Sital Kalantry on Reforming Sexual Violence Laws in India
The debate in India surrounding reforms to the sexual violence laws are a reflection of the changing mores in Indian society. With economic liberalization in 1991, a strong middle class with access to new goods, movies, and ideas has emerged. As a result of the mass protests in the aftermath of the brutal gang rape and death of Jyoti Singh Pandey, the President signed an Ordinance reforming the sexual violence laws on February 3, 2013. (The Ordinance took some provisions from an amendment to the Indian penal code that was pending in Parliament prior to the gang rape and adopted some provisions suggested by the Verma Committee report, but rejected other important provisions from that committee. The Verma Committee was formed by the government after international and national attention focused on the issue of gender-based violence). Article 123 of the Indian Constitution permits the President to put into place laws that have the weight of an act of Parliament when Parliament is in recess. But the Ordinance expires on April 4 unless Parliament adopts it or an amended version of it. The real deadline they are racing against is March 22 because Parliament is in recess again after that.

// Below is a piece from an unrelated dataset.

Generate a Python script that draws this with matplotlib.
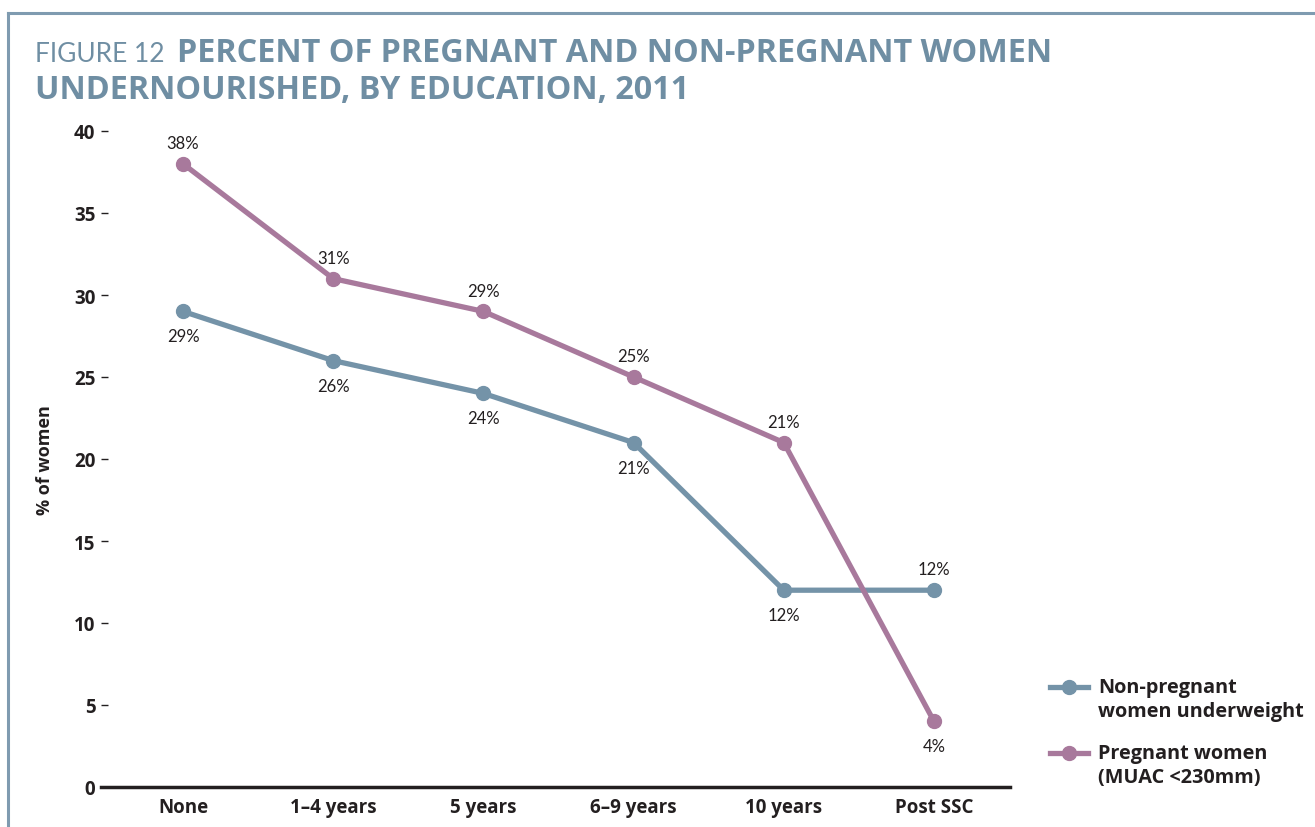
"""Percent of pregnant and non-pregnant women undernourished, by education, 2011."""

import matplotlib
matplotlib.use("Agg")
import matplotlib.pyplot as plt
from matplotlib.lines import Line2D

categories = ["None", "1–4 years", "5 years", "6–9 years", "10 years", "Post SSC"]
non_pregnant = [29, 26, 24, 21, 12, 12]
pregnant = [38, 31, 29, 25, 21, 4]
# label placement: True = above the point
non_pregnant_above = [False, False, False, False, False, True]
pregnant_above = [True, True, True, True, True, False]
y_ticks = [0, 5, 10, 15, 20, 25, 30, 35, 40]

BLUE = "#7493a8"
PINK = "#a8799c"
TITLE = "#6f8ea3"
FRAME = "#7f9bb0"
DARK = "#231f20"
BOLD = dict(family=["Open Sans", "DejaVu Sans"], fontweight="bold")

plt.rcParams["font.family"] = ["Lato", "DejaVu Sans"]

W, H = 1315, 828
fig = plt.figure(figsize=(W / 100, H / 100), dpi=100)

ax = fig.add_axes([101 / W, 1 - 788 / H, (1010 - 101) / W, (788 - 132) / H])
x = list(range(len(categories)))

ax.plot(x, non_pregnant, color=BLUE, lw=3.8, marker="o", ms=10, zorder=3)
ax.plot(x, pregnant, color=PINK, lw=3.8, marker="o", ms=10, zorder=3)


def label_points(values, above):
    for xi, v, up in zip(x, values, above):
        ax.annotate(f"{v}%", (xi, v), xytext=(0, 15 if up else -18), textcoords="offset points",
                    ha="center", va="center", fontsize=12, color=DARK)


label_points(non_pregnant, non_pregnant_above)
label_points(pregnant, pregnant_above)

ax.set_xlim(-0.546, 5.506)
ax.set_ylim(0, 40)
ax.set_yticks(y_ticks)
ax.set_xticks(x)
ax.set_xticklabels(categories, fontsize=13.5, color=DARK, **BOLD)
ax.set_yticklabels([str(t) for t in y_ticks], fontsize=13.5, color=DARK, **BOLD)
ax.tick_params(axis="y", direction="in", length=5, width=1, color=DARK, pad=4)
ax.tick_params(axis="x", length=0, pad=7)
for s in ["top", "right", "left"]:
    ax.spines[s].set_visible(False)
ax.spines["bottom"].set_linewidth(2.5)
ax.spines["bottom"].set_color(DARK)
ax.set_ylabel("% of women", fontsize=13, color=DARK, labelpad=14, **BOLD)

# title: regular prefix + bold text
t1 = fig.text(35 / W, 1 - 62 / H, "FIGURE 12", fontsize=19, color=TITLE, va="baseline")
fig.canvas.draw()
bb = t1.get_window_extent(fig.canvas.get_renderer())
fig.text((bb.x1 + 12) / W, 1 - 62 / H, "PERCENT OF PREGNANT AND NON-PREGNANT WOMEN",
         fontsize=23.3, color=TITLE, va="baseline", **BOLD)
fig.text(35 / W, 1 - 99 / H, "UNDERNOURISHED, BY EDUCATION, 2011",
         fontsize=23.3, color=TITLE, va="baseline", **BOLD)

# frame
fig.add_artist(Line2D([8 / W, 1], [1 - 14 / H, 1 - 14 / H], color=FRAME, lw=2.2))
fig.add_artist(Line2D([8 / W, 8 / W], [0, 1 - 14 / H], color=FRAME, lw=2.2))

# legend
legend_items = [(BLUE, "Non-pregnant\nwomen underweight", 688),
                (PINK, "Pregnant women\n(MUAC <230mm)", 754)]
for color, label, ypx in legend_items:
    fig.add_artist(Line2D([1050 / W, 1088 / W], [1 - ypx / H] * 2, color=color, lw=3.8))
    fig.add_artist(Line2D([1069 / W], [1 - ypx / H], color=color, marker="o", ms=10))
    fig.text(1098 / W, 1 - (ypx - 10) / H, label, fontsize=14.3, color=DARK, va="top",
             linespacing=1.3, **BOLD)

fig.savefig("out.png", dpi=100)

Key areas of disagreement such as the marital rape exemption and the availability of the death penalty in some cases of rape remain. Yesterday The New York Times India blog highlighted one issue of debate — whether the age of consent for purposes of the statutory rape provision should be 18 or 16. The Ordinance placed the age at 18 but prior to that it was 16. The new bill that is being considered seems to have lowered the age of consent to 16.